Take the line containing "Rebuild this chart" as the first line and the line containing "import * as" as the last, and output that span verbatim without any images.

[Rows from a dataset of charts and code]
____________

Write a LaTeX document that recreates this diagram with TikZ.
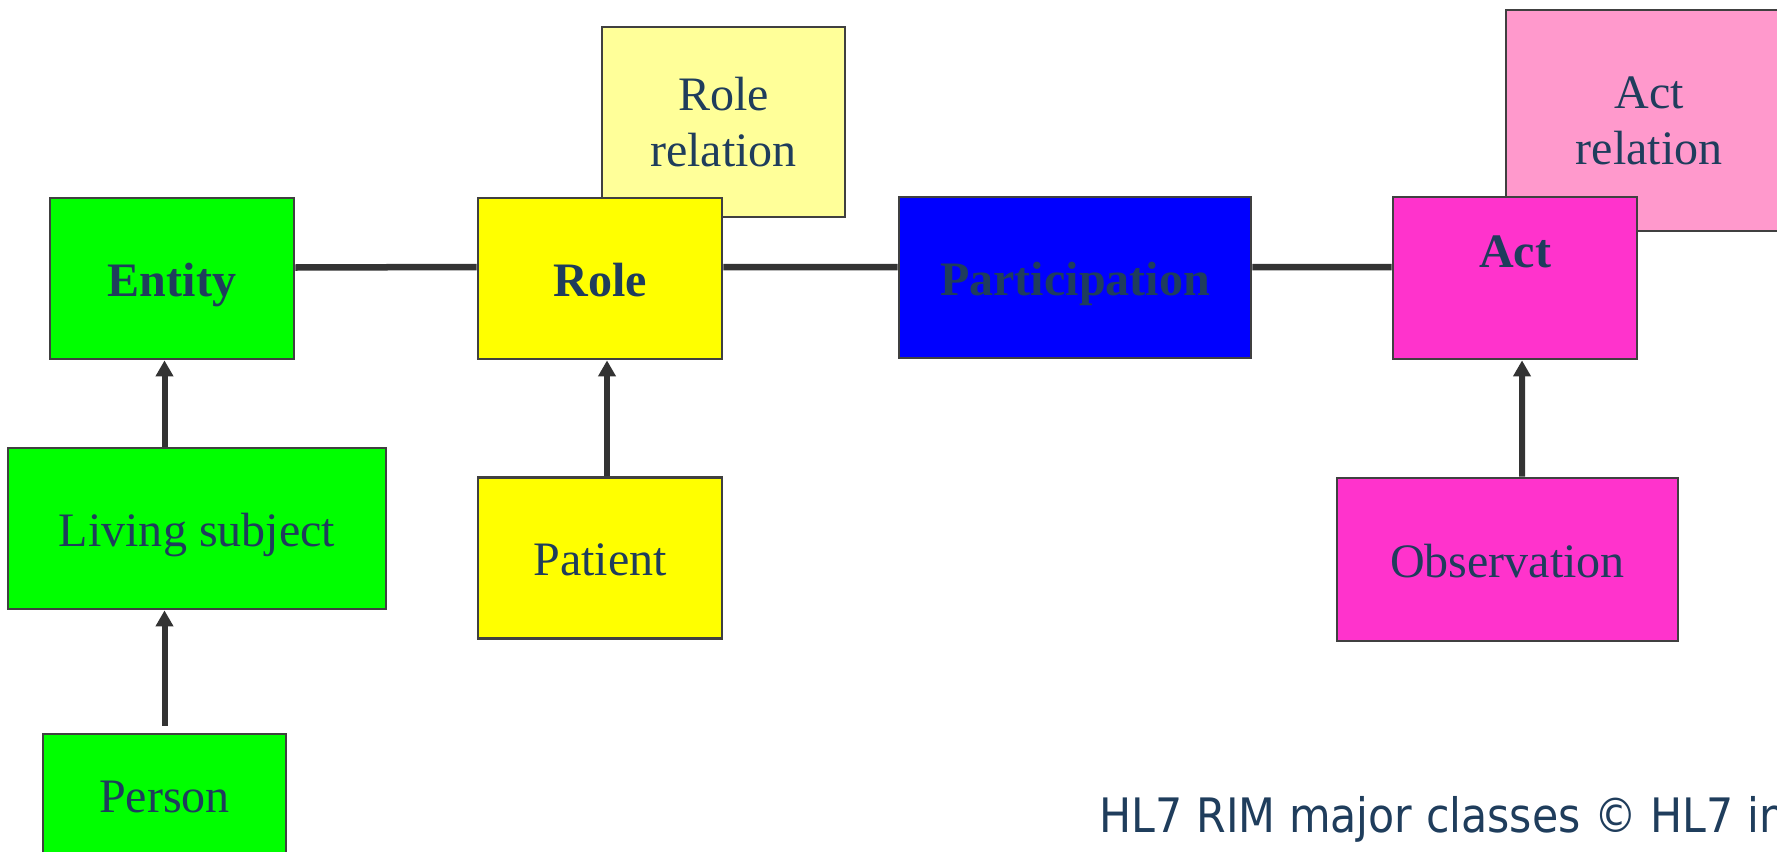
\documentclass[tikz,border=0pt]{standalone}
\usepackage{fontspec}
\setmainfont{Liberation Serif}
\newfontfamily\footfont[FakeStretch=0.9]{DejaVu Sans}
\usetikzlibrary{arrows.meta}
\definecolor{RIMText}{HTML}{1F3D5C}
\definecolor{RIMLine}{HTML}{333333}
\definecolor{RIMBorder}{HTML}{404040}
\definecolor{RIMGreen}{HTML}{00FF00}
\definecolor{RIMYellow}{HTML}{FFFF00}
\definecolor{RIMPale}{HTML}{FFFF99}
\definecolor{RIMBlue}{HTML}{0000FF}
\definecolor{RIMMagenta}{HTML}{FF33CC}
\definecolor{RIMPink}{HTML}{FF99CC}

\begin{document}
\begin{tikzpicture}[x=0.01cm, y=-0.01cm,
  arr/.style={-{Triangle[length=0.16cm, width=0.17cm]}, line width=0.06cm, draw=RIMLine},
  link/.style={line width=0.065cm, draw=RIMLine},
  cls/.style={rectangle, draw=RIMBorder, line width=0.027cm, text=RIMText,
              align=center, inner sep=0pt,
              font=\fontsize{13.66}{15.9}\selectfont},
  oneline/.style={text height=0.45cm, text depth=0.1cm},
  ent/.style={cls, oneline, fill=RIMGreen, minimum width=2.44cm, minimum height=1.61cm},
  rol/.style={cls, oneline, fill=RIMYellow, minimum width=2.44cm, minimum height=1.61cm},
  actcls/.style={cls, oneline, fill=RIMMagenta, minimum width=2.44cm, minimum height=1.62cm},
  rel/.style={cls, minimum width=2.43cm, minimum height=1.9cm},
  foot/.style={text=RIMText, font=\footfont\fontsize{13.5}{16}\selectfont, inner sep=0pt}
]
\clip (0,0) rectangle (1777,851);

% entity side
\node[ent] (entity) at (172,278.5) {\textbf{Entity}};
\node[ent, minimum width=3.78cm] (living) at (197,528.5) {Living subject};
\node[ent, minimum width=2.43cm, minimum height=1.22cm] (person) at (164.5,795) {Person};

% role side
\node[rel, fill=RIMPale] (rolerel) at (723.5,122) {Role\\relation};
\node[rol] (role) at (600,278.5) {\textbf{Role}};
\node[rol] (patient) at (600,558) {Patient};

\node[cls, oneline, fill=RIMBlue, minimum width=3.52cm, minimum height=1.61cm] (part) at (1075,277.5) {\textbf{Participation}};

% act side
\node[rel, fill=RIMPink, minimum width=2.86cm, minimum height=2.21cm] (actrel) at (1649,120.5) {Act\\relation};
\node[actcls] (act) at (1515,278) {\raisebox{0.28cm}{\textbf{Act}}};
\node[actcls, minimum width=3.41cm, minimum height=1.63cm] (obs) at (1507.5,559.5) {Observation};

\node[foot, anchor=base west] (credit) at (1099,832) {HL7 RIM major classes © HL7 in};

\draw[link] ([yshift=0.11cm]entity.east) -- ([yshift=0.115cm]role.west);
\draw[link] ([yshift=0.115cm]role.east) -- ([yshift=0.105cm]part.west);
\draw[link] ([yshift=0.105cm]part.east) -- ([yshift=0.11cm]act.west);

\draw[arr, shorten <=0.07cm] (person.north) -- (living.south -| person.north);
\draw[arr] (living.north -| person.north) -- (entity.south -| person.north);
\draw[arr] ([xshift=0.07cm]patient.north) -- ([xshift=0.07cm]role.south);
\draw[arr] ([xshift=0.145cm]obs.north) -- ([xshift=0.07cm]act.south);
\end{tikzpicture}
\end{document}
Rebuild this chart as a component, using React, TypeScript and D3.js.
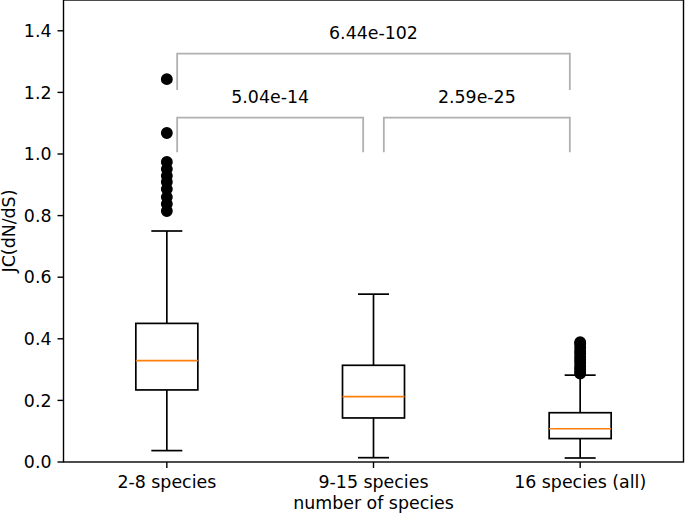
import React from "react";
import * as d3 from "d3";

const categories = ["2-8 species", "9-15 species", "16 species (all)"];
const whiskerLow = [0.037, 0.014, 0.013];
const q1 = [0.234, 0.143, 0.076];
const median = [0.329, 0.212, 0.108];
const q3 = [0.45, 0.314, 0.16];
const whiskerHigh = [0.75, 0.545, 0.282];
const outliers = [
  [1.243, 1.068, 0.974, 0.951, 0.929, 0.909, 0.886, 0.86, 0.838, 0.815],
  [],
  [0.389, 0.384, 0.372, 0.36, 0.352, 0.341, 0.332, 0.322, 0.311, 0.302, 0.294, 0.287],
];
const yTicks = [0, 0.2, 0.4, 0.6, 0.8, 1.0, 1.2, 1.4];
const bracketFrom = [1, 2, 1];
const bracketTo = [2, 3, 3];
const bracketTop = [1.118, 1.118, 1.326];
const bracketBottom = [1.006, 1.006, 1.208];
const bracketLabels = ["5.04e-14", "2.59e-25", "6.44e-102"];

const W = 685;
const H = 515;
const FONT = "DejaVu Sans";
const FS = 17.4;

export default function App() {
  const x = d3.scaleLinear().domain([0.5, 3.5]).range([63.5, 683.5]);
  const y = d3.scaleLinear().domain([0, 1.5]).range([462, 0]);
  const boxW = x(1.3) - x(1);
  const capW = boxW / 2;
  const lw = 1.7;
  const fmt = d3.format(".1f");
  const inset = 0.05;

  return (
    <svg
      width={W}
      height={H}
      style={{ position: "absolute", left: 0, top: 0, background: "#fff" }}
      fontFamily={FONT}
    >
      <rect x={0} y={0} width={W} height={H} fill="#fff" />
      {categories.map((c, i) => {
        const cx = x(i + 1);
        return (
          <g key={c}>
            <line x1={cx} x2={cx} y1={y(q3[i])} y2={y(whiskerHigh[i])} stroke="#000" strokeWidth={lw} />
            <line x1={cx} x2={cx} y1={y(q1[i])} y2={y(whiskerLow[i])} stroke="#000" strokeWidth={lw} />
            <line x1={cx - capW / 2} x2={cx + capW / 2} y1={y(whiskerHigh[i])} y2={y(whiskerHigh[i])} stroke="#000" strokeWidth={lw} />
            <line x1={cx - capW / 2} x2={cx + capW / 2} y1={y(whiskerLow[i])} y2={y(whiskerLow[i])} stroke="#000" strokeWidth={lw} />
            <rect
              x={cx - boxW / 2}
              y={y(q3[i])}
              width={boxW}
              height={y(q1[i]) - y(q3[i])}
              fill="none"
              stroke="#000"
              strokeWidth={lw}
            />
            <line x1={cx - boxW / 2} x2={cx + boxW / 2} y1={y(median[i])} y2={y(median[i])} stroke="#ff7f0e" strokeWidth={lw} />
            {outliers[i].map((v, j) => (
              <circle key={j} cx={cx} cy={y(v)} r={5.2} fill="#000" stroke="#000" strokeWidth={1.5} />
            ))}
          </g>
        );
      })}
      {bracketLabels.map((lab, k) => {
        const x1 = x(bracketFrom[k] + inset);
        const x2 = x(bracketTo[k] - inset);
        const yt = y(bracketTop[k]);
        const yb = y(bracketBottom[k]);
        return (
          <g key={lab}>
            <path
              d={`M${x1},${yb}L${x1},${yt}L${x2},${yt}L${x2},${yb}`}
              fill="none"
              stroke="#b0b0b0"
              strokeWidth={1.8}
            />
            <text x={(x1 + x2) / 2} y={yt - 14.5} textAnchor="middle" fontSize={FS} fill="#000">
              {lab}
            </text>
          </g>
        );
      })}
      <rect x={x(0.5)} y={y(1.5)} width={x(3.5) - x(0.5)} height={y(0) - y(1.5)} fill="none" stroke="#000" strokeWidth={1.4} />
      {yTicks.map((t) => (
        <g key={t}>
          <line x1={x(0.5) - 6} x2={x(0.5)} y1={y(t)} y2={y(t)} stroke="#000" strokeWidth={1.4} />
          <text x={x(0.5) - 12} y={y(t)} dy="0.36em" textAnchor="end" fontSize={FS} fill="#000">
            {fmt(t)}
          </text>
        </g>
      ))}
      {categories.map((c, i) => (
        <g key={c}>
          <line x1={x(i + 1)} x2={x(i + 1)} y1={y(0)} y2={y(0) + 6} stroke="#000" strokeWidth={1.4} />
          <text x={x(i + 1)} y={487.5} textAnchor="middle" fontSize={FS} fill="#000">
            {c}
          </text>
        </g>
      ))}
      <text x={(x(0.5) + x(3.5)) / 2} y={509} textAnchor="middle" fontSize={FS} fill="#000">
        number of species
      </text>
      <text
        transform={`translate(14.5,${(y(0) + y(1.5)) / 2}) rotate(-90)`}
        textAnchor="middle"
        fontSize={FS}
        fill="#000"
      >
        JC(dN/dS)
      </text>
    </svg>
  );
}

____________

> Output of the exercise
Rebuild this chart as a component, using React, TypeScript and D3.js.
import React from "react";
import * as d3 from "d3";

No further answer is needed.